Within just days, a 2-year-old boy from Indianapolis went from being a healthy and happy tot to battling a mysterious illness that cost him all four limbs.
Little Jeremiah is recovering and being rehabilitated at the pediatric ICU at Riley Hospital for Children following a quadruple amputation of his arms and legs.
None of his three siblings, including a younger sister that was born while he was hospitalized, have yet learned about his amputations.
“Letting the Lord in my life, in her life, and our kids’ lives now, it made us stronger to fight this battle, it made us so much stronger and I'm thankful," his dad Nicholas Thompson told Fox 59. “He can do anything in his lifetime. This might stop him now, but I think the future can be bright for him.”
His mom, Ashley Cox, recalled just last month when her 2-year-old son was healthy, running and playing in the playground. Just days later, she said, Jeremiah came down with a high fever.
"It was the fever of 104, that's when I knew something was wrong," Cox told Fox 59.
She said everything happened really fast, and by the time she took her son to the hospital, the mysterious illness had already taken over.
“My son's covered now from head to toe in these purple like … it wasn't little dots now, it was big ol' blotches that was just taking over,” Cox said. “It was scary.”
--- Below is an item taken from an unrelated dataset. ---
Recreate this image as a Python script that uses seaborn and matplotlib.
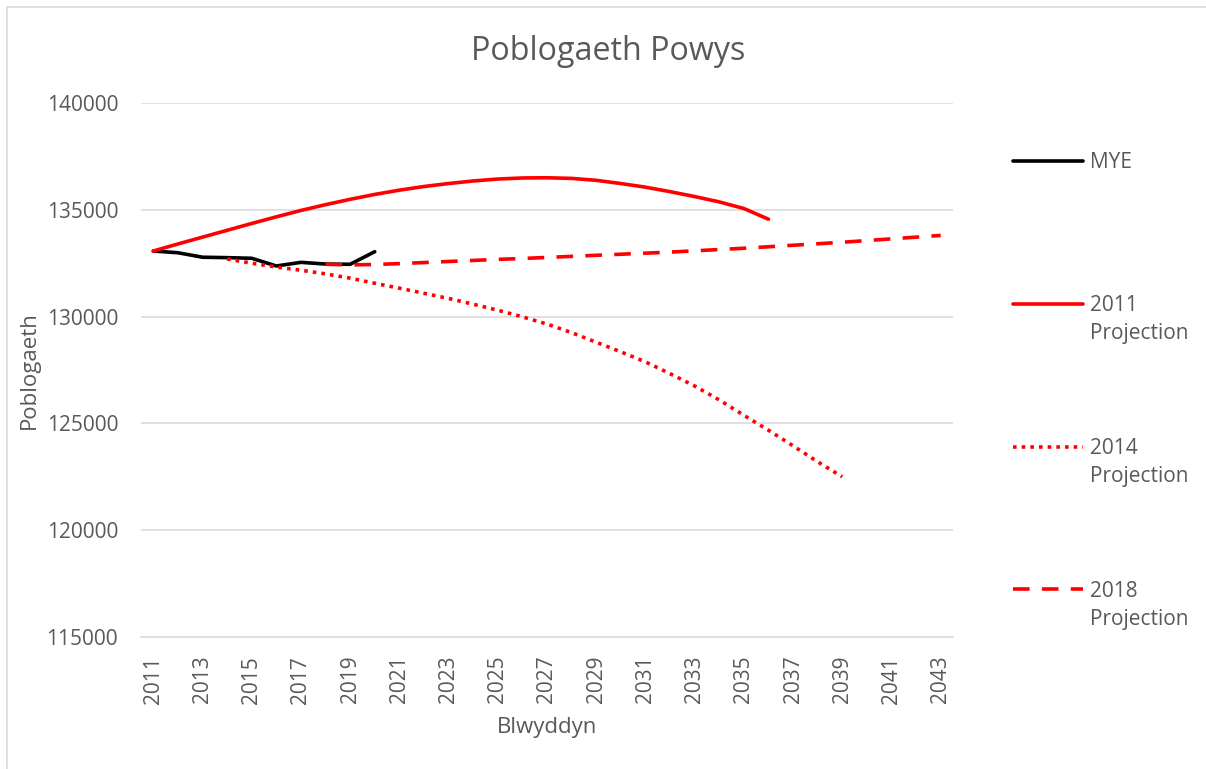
import matplotlib
matplotlib.use("Agg")
import pandas as pd
import matplotlib.pyplot as plt
from matplotlib.lines import Line2D
from matplotlib.ticker import FixedLocator, StrMethodFormatter
import seaborn as sns

# ---------- data ----------
mye_years = [2011, 2012, 2013, 2014, 2015, 2016, 2017, 2018, 2019, 2020]
mye_pop = [133070, 132990, 132780, 132760, 132730, 132370, 132540, 132460, 132450, 133040]

proj2011_years = [2011, 2012, 2013, 2014, 2015, 2016, 2017, 2018, 2019, 2020,
                  2021, 2022, 2023, 2024, 2025, 2026, 2027, 2028, 2029, 2030,
                  2031, 2032, 2033, 2034, 2035, 2036]
proj2011_pop = [133070, 133400, 133720, 134040, 134360, 134670, 134970, 135240, 135490, 135720,
                135920, 136090, 136230, 136350, 136440, 136490, 136500, 136470, 136380, 136230,
                136060, 135850, 135620, 135370, 135060, 134560]

proj2014_years = [2014, 2015, 2016, 2017, 2018, 2019, 2020, 2021, 2022, 2023,
                  2024, 2025, 2026, 2027, 2028, 2029, 2030, 2031, 2032, 2033,
                  2034, 2035, 2036, 2037, 2038, 2039]
proj2014_pop = [132700, 132500, 132320, 132170, 132000, 131800, 131560, 131330, 131090, 130850,
                130580, 130300, 129990, 129650, 129250, 128800, 128350, 127880, 127330, 126750,
                126100, 125380, 124680, 123950, 123200, 122500]

proj2018_years = [2018, 2019, 2020, 2021, 2022, 2023, 2024, 2025, 2026, 2027,
                  2028, 2029, 2030, 2031, 2032, 2033, 2034, 2035, 2036, 2037,
                  2038, 2039, 2040, 2041, 2042, 2043]
proj2018_pop = [132450, 132420, 132440, 132480, 132530, 132580, 132630, 132680, 132720, 132770,
                132820, 132870, 132920, 132970, 133020, 133080, 133140, 133200, 133270, 133340,
                133410, 133480, 133560, 133640, 133720, 133800]

year_labels = ["2011", "2013", "2015", "2017", "2019", "2021", "2023", "2025", "2027",
               "2029", "2031", "2033", "2035", "2037", "2039", "2041", "2043"]
y_ticks = [115000, 120000, 125000, 130000, 135000, 140000]

# ---------- style ----------
sns.set_style("white")
plt.rcParams["font.family"] = ["Open Sans", "DejaVu Sans"]
TXT = "#595959"
GRID = "#D9D9D9"
RED = "#FF0000"
LW = 2.6

W, H = 1206, 769
fig = plt.figure(figsize=(W / 100, H / 100), dpi=100)
ax = fig.add_axes([141 / W, 1 - 637 / H, (953 - 141) / W, (637 - 103) / H])

sns.lineplot(x=mye_years, y=mye_pop, ax=ax, color="black", lw=LW)
sns.lineplot(x=proj2011_years, y=proj2011_pop, ax=ax, color=RED, lw=LW)
sns.lineplot(x=proj2014_years, y=proj2014_pop, ax=ax, color=RED, lw=LW,
             linestyle=(0, (1, 1.4)))
sns.lineplot(x=proj2018_years, y=proj2018_pop, ax=ax, color=RED, lw=LW,
             linestyle=(0, (4.6, 3.4)))

# ---------- axes ----------
ax.set_xlim(2010.5, 2043.5)
ax.set_ylim(115000, 140000)
ax.set_yticks(y_ticks)
ax.yaxis.set_major_formatter(StrMethodFormatter("{x:.0f}"))
ax.set_xticks([int(s) for s in year_labels])
ax.set_xticklabels(year_labels, rotation=90)
ax.xaxis.set_minor_locator(FixedLocator([2010.5 + i for i in range(34)]))

ax.tick_params(axis="y", length=0, pad=16.5, labelsize=15, labelcolor=TXT)
ax.tick_params(axis="x", which="major", length=0, pad=13.5, labelsize=15, labelcolor=TXT)
ax.tick_params(axis="x", which="minor", direction="in", length=3.6, width=1.1, color=GRID)

ax.yaxis.grid(True, color=GRID, lw=1.1)
ax.set_axisbelow(True)
for side in ["left", "right", "top"]:
    ax.spines[side].set_visible(False)
ax.spines["bottom"].set_color(GRID)
ax.spines["bottom"].set_linewidth(1.1)

ax.set_xlabel("Blwyddyn", fontsize=16, color=TXT, labelpad=10)
ax.set_ylabel("Poblogaeth", fontsize=16, color=TXT, labelpad=4.5)

fig.text(608 / W, 1 - 52 / H, "Poblogaeth Powys", ha="center", va="center",
         fontsize=23.2, color=TXT)

# ---------- legend (Excel style: handle beside first line) ----------
blank = Line2D([], [], color="none")
h_mye = Line2D([], [], color="black", lw=LW)
h_11 = Line2D([], [], color=RED, lw=LW)
h_14 = Line2D([], [], color=RED, lw=LW, linestyle=(0, (1, 1.4)))
h_18 = Line2D([], [], color=RED, lw=LW, linestyle=(0, (4.6, 3.4)))
handles = [h_mye, blank, blank, blank, blank,
           h_11, blank, blank, blank, blank,
           h_14, blank, blank, blank, blank,
           h_18, blank]
labels = ["MYE", "", "", "", "",
          "2011", "Projection", "", "", "",
          "2014", "Projection", "", "", "",
          "2018", "Projection"]
leg = fig.legend(handles, labels, loc="upper left",
                 bbox_to_anchor=(1013 / W, 1 - 152 / H),
                 frameon=False, fontsize=15, borderpad=0, borderaxespad=0,
                 handlelength=3.37, handletextpad=0.34, labelspacing=0.364)
for t in leg.get_texts():
    t.set_color(TXT)

# chart area border (left + top edges visible in the reference)
fig.add_artist(Line2D([7 / W, 7 / W], [0, 1 - 7 / H], transform=fig.transFigure,
                      color=GRID, lw=1.1))
fig.add_artist(Line2D([7 / W, 1], [1 - 7 / H, 1 - 7 / H], transform=fig.transFigure,
                      color=GRID, lw=1.1))

fig.savefig("out.png", dpi=100)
Jeremiah was in septic shock by the time he arrived at the hospital, for which doctors immediately administered antibiotics.
“[With] septic shock, really we talk about the golden hour,” Dr. Alyson Baker explained. “One hour from the time you get sick to get those antibiotics in so that you need fewer things down the road.”
The antibiotics worked and healed Jeremiah of the mysterious illness. Doctors were unable to diagnose what might have occurred since the medicine worked so quickly.
However, the illness did have a chance to cause long-term damage to the 2-year-old. It had cut off circulation to his limbs and doctors said the only option to ensure Jeremiah would survive was to amputate.
“You can't continue to have portions of your body attached to you that are no longer alive,” Baker said. “That's just a huge risk for an infection.”
While it is still unclear when Jeremiah will be able to leave the hospital, friends and family are confident he will be able to start learning to crawl and walk using prosthetics soon, according to his GoFundMe page.
“He is doing a lot better than he was, and the family is hopeful,” the post read. “They have a long road ahead of them, and life doesn’t just pause when a tragedy happens.”